Mike Engiles, owner of Crystal River Watersports, said this year’s start to manatee season has been on a par with last year — kind of slow.
It takes awhile, he said, for the season to crank up. Just because the manatees are here — and they are here in abundance, he said — doesn’t mean that tourists were dockside to greet them. Kids are still in school and vacation schedules often don’t mesh.
“Manatee season doesn’t coincide with tourism season,” he said.
But Engiles is concerned that tour group reservations were down heading into the weekend, traditionally a busy one given Thanksgiving.
“I would have expected us to have more bookings,” he said.
Engiles said he doesn’t know the reason.
“It could be all kinds of different things,” he said.

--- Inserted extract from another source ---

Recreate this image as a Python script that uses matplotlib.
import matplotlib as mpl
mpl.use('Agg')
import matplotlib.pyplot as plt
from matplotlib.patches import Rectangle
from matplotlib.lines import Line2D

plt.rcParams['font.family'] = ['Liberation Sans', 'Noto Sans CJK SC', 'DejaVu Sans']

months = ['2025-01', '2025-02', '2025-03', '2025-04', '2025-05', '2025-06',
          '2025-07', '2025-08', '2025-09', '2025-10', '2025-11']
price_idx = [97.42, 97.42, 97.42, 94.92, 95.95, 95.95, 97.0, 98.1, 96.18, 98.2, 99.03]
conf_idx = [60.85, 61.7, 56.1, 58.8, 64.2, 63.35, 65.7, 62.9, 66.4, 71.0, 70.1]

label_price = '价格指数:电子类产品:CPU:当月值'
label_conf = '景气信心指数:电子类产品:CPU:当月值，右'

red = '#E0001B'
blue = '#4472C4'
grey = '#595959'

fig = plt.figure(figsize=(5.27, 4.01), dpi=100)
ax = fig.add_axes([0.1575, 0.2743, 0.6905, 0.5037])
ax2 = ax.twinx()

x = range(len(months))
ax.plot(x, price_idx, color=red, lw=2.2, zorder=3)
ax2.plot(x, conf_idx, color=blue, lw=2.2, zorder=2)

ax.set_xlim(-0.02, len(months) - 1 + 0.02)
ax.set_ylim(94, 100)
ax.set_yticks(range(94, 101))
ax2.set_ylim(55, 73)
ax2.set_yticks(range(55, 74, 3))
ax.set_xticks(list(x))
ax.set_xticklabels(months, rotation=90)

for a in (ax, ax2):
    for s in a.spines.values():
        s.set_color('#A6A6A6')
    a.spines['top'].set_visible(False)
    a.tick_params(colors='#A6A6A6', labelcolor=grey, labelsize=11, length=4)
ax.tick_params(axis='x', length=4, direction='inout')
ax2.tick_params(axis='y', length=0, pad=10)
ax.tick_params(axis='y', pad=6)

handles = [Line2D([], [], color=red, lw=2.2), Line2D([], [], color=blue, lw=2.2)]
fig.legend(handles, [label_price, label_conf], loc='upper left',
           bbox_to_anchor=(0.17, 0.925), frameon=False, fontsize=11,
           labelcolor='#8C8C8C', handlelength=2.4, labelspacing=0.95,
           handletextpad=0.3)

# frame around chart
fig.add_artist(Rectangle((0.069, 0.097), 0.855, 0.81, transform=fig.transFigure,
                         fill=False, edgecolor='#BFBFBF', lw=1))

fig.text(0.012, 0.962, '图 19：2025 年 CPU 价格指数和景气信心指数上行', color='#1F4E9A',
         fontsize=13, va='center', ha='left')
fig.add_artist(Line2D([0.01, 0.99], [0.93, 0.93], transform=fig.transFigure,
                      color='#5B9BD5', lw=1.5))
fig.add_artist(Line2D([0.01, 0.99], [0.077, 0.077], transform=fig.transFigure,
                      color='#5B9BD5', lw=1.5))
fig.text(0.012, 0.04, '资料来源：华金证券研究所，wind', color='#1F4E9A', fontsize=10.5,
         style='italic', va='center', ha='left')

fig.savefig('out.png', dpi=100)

Every year at this time, West Indian manatees migrate to the local springs to escape the frigid temperatures elsewhere in the Gulf and enjoy their 72 degree oasis. The end of manatee season is March 31.
U.S. Fish & Wildlife Service Refuge Manager Joyce Palmer said the season started with an early cold snap and Gulf temperatures dropped to 62.6 F.
"We’ve around 200 manatees in Three Sisters," Palmer said Wednesday.
Beth Perez, the city’s Three Sisters Springs manager, said there were 180 manatees on a recent Tuesday in Three Sisters and the adjacent springs of Idiot’s Delight and Magnolia Springs. More than 200 people visited Three Sisters on Tuesday, compared to 65 that same day last year.
Perez said the water temperatures cooled off quicker this year and brought the manatees about a week earlier to Citrus County.
“We’re having a pretty good month as far as visitors are going,” Perez said. “From my point of view, we’re off to a good start.”
That’s good news for the city of Crystal River.
“Manatee season is a huge driver for the economics of this city,” City Manager Ken Frink said. “It’s right up there with scallop season. The numbers of people coming in and out of the city swells dramatically during manatee season.”
John Pricher, director of the Citrus County Visitors Bureau, said based on his observations, the season is off to a pretty good start. He was out at Hunter Springs Park recently and noticed myriad manatees and a packed tour group.
“I think it’s been good,” Pricher said. “The weather has been cooperative.”
Pricher said he expects to get a report from area hoteliers when the Citrus County Tourist Development Council meets this month.
And, except for a couple emails recently from folks saying they weren’t coming this year due to the county commissioner-New York Times flap, it’s been fairly quiet on that front, he said.
Before manatee season started, the county received about 3,000 emails and an untold number of phone calls from people commenting on commissioners’ decision to not provide digital New York Times access to 70,000 library cardholders.
People from all over the country got wind of the board's action and many said they were changing plans and refusing to not visiting Citrus County out of protest.
“I don’t anticipate that as being something that will be a long-term issue,” he said. “It doesn’t impact our product. It’s not like a storm where things are down or a red tide-type thing. The product (manatees) is still 100% ready to go.”